Second grade is a pivot point. Children who enter strong come out reading chapter books and handling three-digit numbers. Here’s what games can do for a 7-8 year old, and which ones are actually worth their time.
The 2nd grade learning leap
Something notable happens at age 7-8. Children move from learning to read to reading to learn. They start self-correcting when a word does not make sense. Their maths shifts from counting strategies to memorised facts.
This transition is faster, and stickier, when it is driven by enjoyment. That is where games earn their place.
What 2nd graders specifically need
Math fact fluency
The single biggest predictor of success in 3rd grade maths is automatic recall of addition and subtraction facts. Not understanding: speed. The brain needs those facts stored so it can focus on the harder thinking that comes next.
Games that deliver rapid-fire questions with instant feedback are exactly the right tool here. The goal is not to teach the facts (school does that). It is to move them from effortful recall to automatic response.
Spelling patterns
Second grade introduces spelling patterns that go beyond simple phonics, words like “knight,” “through,” and “because.” Word games that force children to look carefully at letter sequences build the visual memory that makes spelling feel natural rather than arbitrary.
Reading comprehension
By 7-8, children are expected to understand why a character did something, not just what happened. Games that involve following multi-step instructions or making decisions based on text build exactly this inferential reading skill.
The focus problem, and how games solve it
Second graders have more focus than first graders, but school demands more from them too. Homework resistance is real at this age. Not because children are difficult, but because they have already spent a full school day concentrating.
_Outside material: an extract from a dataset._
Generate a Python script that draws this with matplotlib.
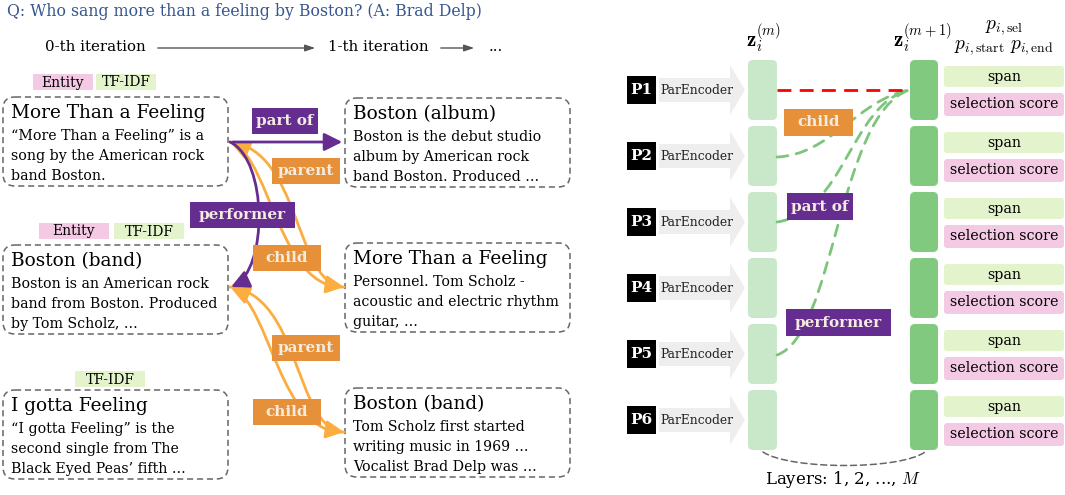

Games work because they restart the motivation engine. The visual feedback, the score ticking up, the brief round length: these create a new context that feels different from schoolwork even when the content is identical.
Key insight: A child who refuses to do a maths worksheet will often happily play a maths game for 15 minutes. Same content. Different engagement. Different outcome.
A practical weekly routine for 7-8 year olds
| Day | Activity | Duration |
|---|---|---|
| Mon | Math facts game | 10 min |
| Tue | Word or spelling game | 10 min |
| Thu | Any favourite game | 15 min |
| Sat | Free choice across games | 20 min |
Three or four sessions a week is plenty. The consistency matters far more than the total minutes.
Signs your child is ready for the next level
When a second grader is consistently winning at the current difficulty and getting slightly bored, that is success, not a problem. Move them to 3rd grade games or introduce speed challenges within the same game.
Watch for: finishing faster than before, volunteering to play without being prompted, and explaining the game strategy to you unprompted. All three are signs of genuine mastery.
Best free games for 2nd graders (age 7-8)
All games are free, require no account, and work on any device:
- Math Quiz Adventure: Moves through addition, subtraction, and early multiplication. The feedback loop is fast enough to build fact fluency with consistent play.
- Word Search: A 10x10 grid of hidden words. Builds the letter-pattern scanning that directly supports spelling and reading speed.
- Animal Match: Memory card game. More challenging than it looks. Working memory is the cognitive engine under all second grade learning.
- Typing Game: Letters fall, your child types them. Builds keyboard awareness early, before it becomes a school necessity.
None of these require setup. Open, play, close. That simplicity is part of why they work.